La hausse des surfaces en orge d’hiver et en colza est confirmée à l’échelle régionale (respectivement + 6 % et + 10 %) et concerne également tous les départements. La progression significative de la sole de colza tient dans la faiblesse accidentelle des surfaces de la campagne précédente, confrontée à des arrachages de parcelles semées avec des semences potentiellement contaminées par des OGM.
La sole des céréales de printemps, orge et maïs fourrager, est affichée en hausse. Elle bénéficie du report des surfaces des céréales d’hiver qui n’ont pu être semées cet automne compte-tenu des conditions météorologiques.
L’emblavement en betterave est estimé en repli (-1,6 % à l’échelle de la région) et concerne la plupart des départements, avec une baisse qui varie entre 1 % et 4 %, à l’exception du Pas-de-Calais, en hausse de 2 %. Après la hausse de 20 % de la sole régionale en 2017 du fait de la suppression des quotas européen, le rééquilibrage des surfaces se poursuit cette année, dans un contexte de marché du sucre encombré.
La surface de pomme de terre de consommation est estimée stable en 2020. Depuis 2015, cette surface augmentait chaque année, passant de 75 000 ha à près de 98 000 ha en 2019. La filière alerte toutefois sur le risque de sursaturation de ses segments avals et appelle à réduire les surfaces sous contrat. Les difficultés que rencontre cette année l’industrie de la transformation et les stocks en attente d’écoulement viennent renforcer ces préconisations.

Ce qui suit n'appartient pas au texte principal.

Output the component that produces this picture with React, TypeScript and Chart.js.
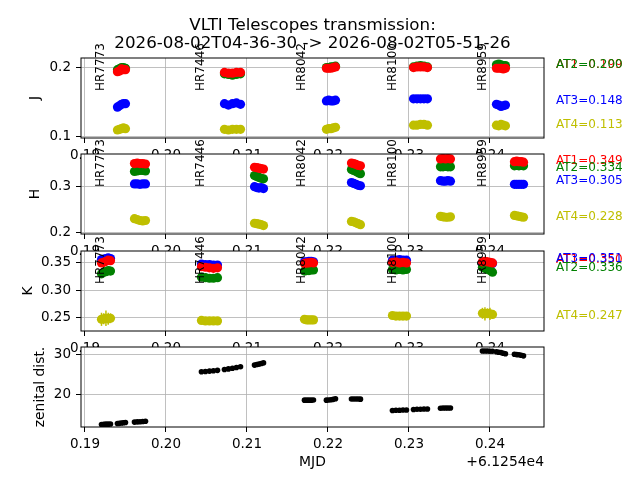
import { useEffect, useRef } from "react";
import { Chart, registerables } from "chart.js";

Chart.register(...registerables);

// MJD values are stored as offsets from 61254 (axis shows "+6.1254e4")
const stars = ["HR7773", "HR7446", "HR8042", "HR8100", "HR8959"];
const starMjd = [0.19191, 0.20432, 0.21673, 0.22796, 0.23907];
const telescopes = ["AT1", "AT2", "AT3", "AT4"];
const telColors = ["#ff0000", "#008000", "#0000ff", "#bfbf00"];
const xTicks = [0.19, 0.2, 0.21, 0.22, 0.23, 0.24];
const mjdOffsetLabel = "+6.1254e4";
const titleLines = [
  "VLTI Telescopes transmission:",
  "2026-08-02T04-36-30 -> 2026-08-02T05-51-26",
];

// observation times per band
const mjdK = [
  0.19204, 0.19232, 0.19259, 0.19287, 0.19315,
  0.20438, 0.20487, 0.20537, 0.20586, 0.20636,
  0.2171, 0.21738, 0.21765, 0.21793, 0.21821,
  0.22796, 0.22839, 0.22883, 0.22926, 0.22969,
  0.23907, 0.23938, 0.23969, 0.24, 0.24031,
];
const mjdJ = [
  0.19401, 0.19426, 0.19451, 0.19475, 0.195,
  0.20722, 0.20771, 0.20821, 0.2087, 0.2092,
  0.21981, 0.22009, 0.22037, 0.22065, 0.22093,
  0.23056, 0.23099, 0.23142, 0.23185, 0.23228,
  0.2408, 0.24108, 0.24136, 0.24164, 0.24191,
];
const mjdH = [
  0.19611, 0.19645, 0.19679, 0.19713, 0.19747,
  0.21093, 0.21121, 0.21148, 0.21176, 0.21204,
  0.2229, 0.22318, 0.22346, 0.22373, 0.22401,
  0.23389, 0.2342, 0.23451, 0.23481, 0.23512,
  0.24302, 0.2433, 0.24358, 0.24386, 0.24414,
];

// J band transmission
const jAT1 = [
  0.194, 0.195, 0.198, 0.197, 0.197, 0.193, 0.192, 0.192, 0.193, 0.193,
  0.199, 0.199, 0.199, 0.2, 0.201, 0.2, 0.201, 0.201, 0.201, 0.2,
  0.199, 0.199, 0.199, 0.198, 0.199,
];
const jAT2 = [
  0.197, 0.198, 0.2, 0.2, 0.199, 0.191, 0.19, 0.189, 0.19, 0.191,
  0.2, 0.2, 0.201, 0.201, 0.202, 0.201, 0.202, 0.203, 0.202, 0.201,
  0.204, 0.205, 0.204, 0.203, 0.203,
];
const jAT3 = [
  0.143, 0.145, 0.147, 0.148, 0.148, 0.148, 0.146, 0.148, 0.149, 0.147,
  0.152, 0.153, 0.152, 0.152, 0.153, 0.155, 0.155, 0.155, 0.155, 0.155,
  0.147, 0.146, 0.144, 0.145, 0.146,
];
const jAT4 = [
  0.11, 0.111, 0.112, 0.113, 0.112, 0.111, 0.11, 0.111, 0.111, 0.111,
  0.111, 0.112, 0.112, 0.113, 0.114, 0.117, 0.117, 0.118, 0.118, 0.117,
  0.117, 0.116, 0.118, 0.117, 0.116,
];

// H band transmission
const hAT1 = [
  0.35, 0.351, 0.35, 0.35, 0.349, 0.342, 0.341, 0.34, 0.339, 0.338,
  0.351, 0.35, 0.348, 0.346, 0.345, 0.36, 0.361, 0.36, 0.361, 0.36,
  0.354, 0.355, 0.354, 0.354, 0.353,
];
const hAT2 = [
  0.333, 0.334, 0.335, 0.335, 0.334, 0.324, 0.322, 0.32, 0.318, 0.317,
  0.337, 0.335, 0.333, 0.33, 0.328, 0.343, 0.343, 0.344, 0.343, 0.343,
  0.345, 0.346, 0.345, 0.346, 0.345,
];
const hAT3 = [
  0.306, 0.306, 0.305, 0.306, 0.306, 0.3, 0.298, 0.297, 0.298, 0.296,
  0.309, 0.307, 0.305, 0.303, 0.302, 0.313, 0.312, 0.312, 0.313, 0.312,
  0.305, 0.305, 0.305, 0.305, 0.305,
];
const hAT4 = [
  0.231, 0.229, 0.227, 0.226, 0.227, 0.221, 0.22, 0.219, 0.218, 0.216,
  0.225, 0.224, 0.222, 0.22, 0.218, 0.236, 0.235, 0.234, 0.234, 0.235,
  0.238, 0.237, 0.236, 0.235, 0.234,
];

// K band transmission
const kAT1 = [
  0.35, 0.351, 0.353, 0.355, 0.354, 0.343, 0.342, 0.341, 0.34, 0.341,
  0.349, 0.35, 0.35, 0.351, 0.35, 0.351, 0.352, 0.35, 0.351, 0.35,
  0.352, 0.353, 0.352, 0.351, 0.35,
];
const kAT2 = [
  0.33, 0.333, 0.334, 0.336, 0.335, 0.324, 0.323, 0.322, 0.322, 0.323,
  0.335, 0.336, 0.336, 0.337, 0.337, 0.338, 0.337, 0.338, 0.337, 0.338,
  0.342, 0.34, 0.338, 0.336, 0.333,
];
const kAT3 = [
  0.356, 0.357, 0.358, 0.359, 0.358, 0.348, 0.347, 0.347, 0.346, 0.346,
  0.352, 0.352, 0.353, 0.353, 0.352, 0.355, 0.355, 0.356, 0.355, 0.355,
  0.35, 0.35, 0.349, 0.349, 0.349,
];
const kAT4 = [
  0.247, 0.248, 0.249, 0.248, 0.249, 0.245, 0.244, 0.244, 0.244, 0.244,
  0.247, 0.246, 0.246, 0.246, 0.246, 0.254, 0.253, 0.253, 0.253, 0.253,
  0.258, 0.257, 0.258, 0.257, 0.256,
];
const kErrAT1 = [
  0.006, 0.01, 0.008, 0.005, 0.007, 0, 0, 0, 0, 0,
  0, 0, 0, 0, 0, 0, 0, 0, 0, 0,
  0.004, 0.006, 0.008, 0.005, 0.004,
];
const kErrAT4 = [
  0.012, 0.01, 0.014, 0.011, 0.009, 0.002, 0.002, 0.002, 0.002, 0.002,
  0.002, 0.002, 0.002, 0.002, 0.002, 0.003, 0.003, 0.003, 0.003, 0.003,
  0.01, 0.012, 0.009, 0.011, 0.008,
];

// zenithal distance (deg) at the same times
const zenK = [
  12.5, 12.55, 12.6, 12.6, 12.65, 25.6, 25.65, 25.75, 25.85, 25.95,
  18.55, 18.55, 18.55, 18.55, 18.6, 16.0, 16.05, 16.05, 16.1, 16.1,
  30.75, 30.75, 30.75, 30.7, 30.7,
];
const zenJ = [
  12.75, 12.8, 12.9, 12.95, 13.0, 26.15, 26.3, 26.45, 26.65, 26.85,
  18.55, 18.6, 18.65, 18.75, 18.9, 16.25, 16.3, 16.3, 16.35, 16.35,
  30.55, 30.45, 30.35, 30.2, 30.05,
];
const zenH = [
  13.1, 13.15, 13.2, 13.25, 13.3, 27.25, 27.4, 27.5, 27.65, 27.8,
  18.85, 18.85, 18.85, 18.85, 18.8, 16.55, 16.6, 16.6, 16.6, 16.6,
  29.95, 29.85, 29.8, 29.7, 29.55,
];

// values printed at the right of each panel
const summaryJ = [0.199, 0.2, 0.148, 0.113];
const summaryH = [0.349, 0.334, 0.305, 0.228];
const summaryK = [0.35, 0.336, 0.351, 0.247];

const FONT = "'DejaVu Sans', sans-serif";
const X_MIN = 0.18951;
const X_MAX = 0.24667;
const LEFT = 81;
const RIGHT = 544;
const XAXIS_H = 30;

interface Series {
  color: string;
  xs: number[];
  ys: number[];
  errs?: number[];
  radius: number;
}

interface PanelSpec {
  top: number;
  bottom: number;
  yMin: number;
  yMax: number;
  yTicks: number[];
  decimals: number;
  yTitle: string;
  yTitleGap: number;
  series: Series[];
  summary?: number[];
  showStars: boolean;
  isFirst: boolean;
  isLast: boolean;
}

const bandSeries = (xs: number[], vals: number[][], errs: (number[] | undefined)[] = []) =>
  vals.map((ys, i) => ({ color: telColors[i], xs, ys, errs: errs[i], radius: 4.6 }));

const panels: PanelSpec[] = [
  {
    top: 58, bottom: 138, yMin: 0.0985, yMax: 0.2138, yTicks: [0.1, 0.2], decimals: 1,
    yTitle: "J", yTitleGap: 46,
    series: bandSeries(mjdJ, [jAT1, jAT2, jAT3, jAT4]),
    summary: summaryJ, showStars: true, isFirst: true, isLast: false,
  },
  {
    top: 154, bottom: 234, yMin: 0.1978, yMax: 0.3706, yTicks: [0.2, 0.3], decimals: 1,
    yTitle: "H", yTitleGap: 46,
    series: bandSeries(mjdH, [hAT1, hAT2, hAT3, hAT4]),
    summary: summaryH, showStars: true, isFirst: false, isLast: false,
  },
  {
    top: 251, bottom: 331, yMin: 0.2257, yMax: 0.3717, yTicks: [0.25, 0.3, 0.35], decimals: 2,
    yTitle: "K", yTitleGap: 53,
    series: bandSeries(mjdK, [kAT1, kAT2, kAT3, kAT4], [kErrAT1, undefined, undefined, kErrAT4]),
    summary: summaryK, showStars: true, isFirst: false, isLast: false,
  },
  {
    top: 347, bottom: 427, yMin: 11.89, yMax: 31.74, yTicks: [20, 30], decimals: 0,
    yTitle: "zenital dist.", yTitleGap: 41,
    series: [
      { color: "#000000", xs: [...mjdK, ...mjdJ, ...mjdH], ys: [...zenK, ...zenJ, ...zenH], radius: 2.8 },
    ],
    showStars: false, isFirst: false, isLast: true,
  },
];

function makeDeco(spec: PanelSpec) {
  return {
    id: "deco",
    beforeDraw(chart: any) {
      const { ctx, chartArea: a } = chart;
      ctx.save();
      ctx.fillStyle = "#ffffff";
      ctx.fillRect(a.left, a.top, a.right - a.left, a.bottom - a.top);
      ctx.restore();
    },
    beforeDatasetsDraw(chart: any) {
      // error bars
      const { ctx, chartArea: a, scales } = chart;
      ctx.save();
      ctx.beginPath();
      ctx.rect(a.left, a.top, a.right - a.left, a.bottom - a.top);
      ctx.clip();
      ctx.lineWidth = 1.5;
      spec.series.forEach((s) => {
        if (!s.errs) return;
        ctx.strokeStyle = s.color;
        s.xs.forEach((x, k) => {
          const e = s.errs![k];
          if (!e) return;
          const px = scales.x.getPixelForValue(x);
          ctx.beginPath();
          ctx.moveTo(px, scales.y.getPixelForValue(s.ys[k] - e));
          ctx.lineTo(px, scales.y.getPixelForValue(s.ys[k] + e));
          ctx.stroke();
        });
      });
      ctx.restore();
    },
    afterDatasetsDraw(chart: any) {
      const { ctx, chartArea: a, scales } = chart;
      ctx.save();
      // frame
      ctx.strokeStyle = "#000";
      ctx.lineWidth = 1;
      ctx.strokeRect(a.left, a.top, a.right - a.left, a.bottom - a.top);

      // star names, rotated
      if (spec.showStars) {
        ctx.fillStyle = "#000";
        ctx.font = `12px ${FONT}`;
        ctx.textAlign = "left";
        ctx.textBaseline = "middle";
        stars.forEach((name, i) => {
          ctx.save();
          ctx.translate(scales.x.getPixelForValue(starMjd[i]), a.top + 33);
          ctx.rotate(-Math.PI / 2);
          ctx.fillText(name, 0, 0);
          ctx.restore();
        });
      }

      // AT summary values at the right
      if (spec.summary) {
        ctx.font = `12px ${FONT}`;
        ctx.textAlign = "left";
        ctx.textBaseline = "alphabetic";
        spec.summary.forEach((v, i) => {
          ctx.fillStyle = telColors[i];
          ctx.fillText(`${telescopes[i]}=${v.toFixed(3)}`, a.right + 12, scales.y.getPixelForValue(v));
        });
      }

      // y axis title
      ctx.fillStyle = "#000";
      ctx.font = `13.9px ${FONT}`;
      ctx.textAlign = "center";
      ctx.textBaseline = "middle";
      ctx.save();
      ctx.translate(a.left - spec.yTitleGap, (a.top + a.bottom) / 2);
      ctx.rotate(-Math.PI / 2);
      ctx.fillText(spec.yTitle, 0, 0);
      ctx.restore();

      if (spec.isLast) {
        ctx.textAlign = "center";
        ctx.fillText("MJD", (a.left + a.right) / 2, a.bottom + 35);
        ctx.textAlign = "right";
        ctx.fillText(mjdOffsetLabel, a.right, a.bottom + 35);
      }

      if (spec.isFirst) {
        ctx.font = `16.7px ${FONT}`;
        ctx.textAlign = "center";
        const cx = (a.left + a.right) / 2;
        ctx.fillText(titleLines[0], cx, 26);
        ctx.fillText(titleLines[1], cx, 43.5);
      }
      ctx.restore();
    },
  };
}

const Panel: React.FC<{ spec: PanelSpec; z: number }> = ({ spec, z }) => {
  const chartRef = useRef<HTMLCanvasElement>(null);

  useEffect(() => {
    if (!chartRef.current) return;
    const tickFont = { family: FONT, size: 13.5 };
    const gridOpts = {
      color: "#b0b0b0",
      lineWidth: 0.8,
      tickColor: "#000",
      tickLength: 5,
      tickWidth: 1,
    };
    // Chart.js paints dataset 0 last, so AT1 (red) ends up on top
    const datasets = spec.series.map((s) => ({
      data: s.xs.map((x, i) => ({ x, y: s.ys[i] })),
      backgroundColor: s.color,
      borderColor: s.color,
      pointRadius: s.radius,
      pointBorderWidth: 0,
      showLine: false,
    }));

    const chart = new Chart(chartRef.current, {
      type: "scatter",
      data: { datasets },
      options: {
        responsive: false,
        animation: false,
        events: [],
        layout: {
          padding: {
            left: 0,
            right: 640 - RIGHT,
            top: spec.top,
            bottom: 480 - spec.bottom - XAXIS_H,
          },
        },
        plugins: { legend: { display: false }, tooltip: { enabled: false } },
        scales: {
          x: {
            type: "linear",
            min: X_MIN,
            max: X_MAX,
            afterBuildTicks: (ax: any) => {
              ax.ticks = xTicks.map((v) => ({ value: v }));
            },
            afterFit: (ax: any) => {
              ax.height = XAXIS_H;
            },
            grid: gridOpts,
            border: { display: false },
            ticks: {
              autoSkip: false,
              maxRotation: 0,
              padding: 4,
              color: "#000",
              font: tickFont,
              callback: (v: any) => Number(v).toFixed(2),
            },
          },
          y: {
            type: "linear",
            min: spec.yMin,
            max: spec.yMax,
            afterBuildTicks: (ax: any) => {
              ax.ticks = spec.yTicks.map((v) => ({ value: v }));
            },
            afterFit: (ax: any) => {
              ax.width = LEFT;
            },
            grid: gridOpts,
            border: { display: false },
            ticks: {
              autoSkip: false,
              padding: 5,
              color: "#000",
              font: tickFont,
              callback: (v: any) => Number(v).toFixed(spec.decimals),
            },
          },
        },
      },
      plugins: [makeDeco(spec)],
    } as any);

    return () => chart.destroy();
  }, [spec]);

  return (
    <canvas
      ref={chartRef}
      width={640}
      height={480}
      style={{ position: "absolute", left: 0, top: 0, zIndex: z }}
    />
  );
};

export default function App() {
  return (
    <div
      style={{
        position: "fixed",
        left: 0,
        top: 0,
        width: 640,
        height: 480,
        background: "#ffffff",
        overflow: "hidden",
      }}
    >
      {panels.map((p, i) => (
        <Panel key={i} spec={p} z={i + 1} />
      ))}
    </div>
  );
}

L’estimation des surfaces de protéagineux et maïs grain correspond aux moyennes quinquennales 2015/2019, ou triennale pour la féverole.
Méthodologie :
Les sources utilisées pour établir la présente conjoncture sont l’enquête nationale Terres Labourables vague 2, le dire d’expert ou, à défaut, la moyenne quinquennale ou triennale. Les indicateurs sont utilisés en évolution, par rapport à la référence qui est la statistique agricole annuelle (SAA) de l’année précédente.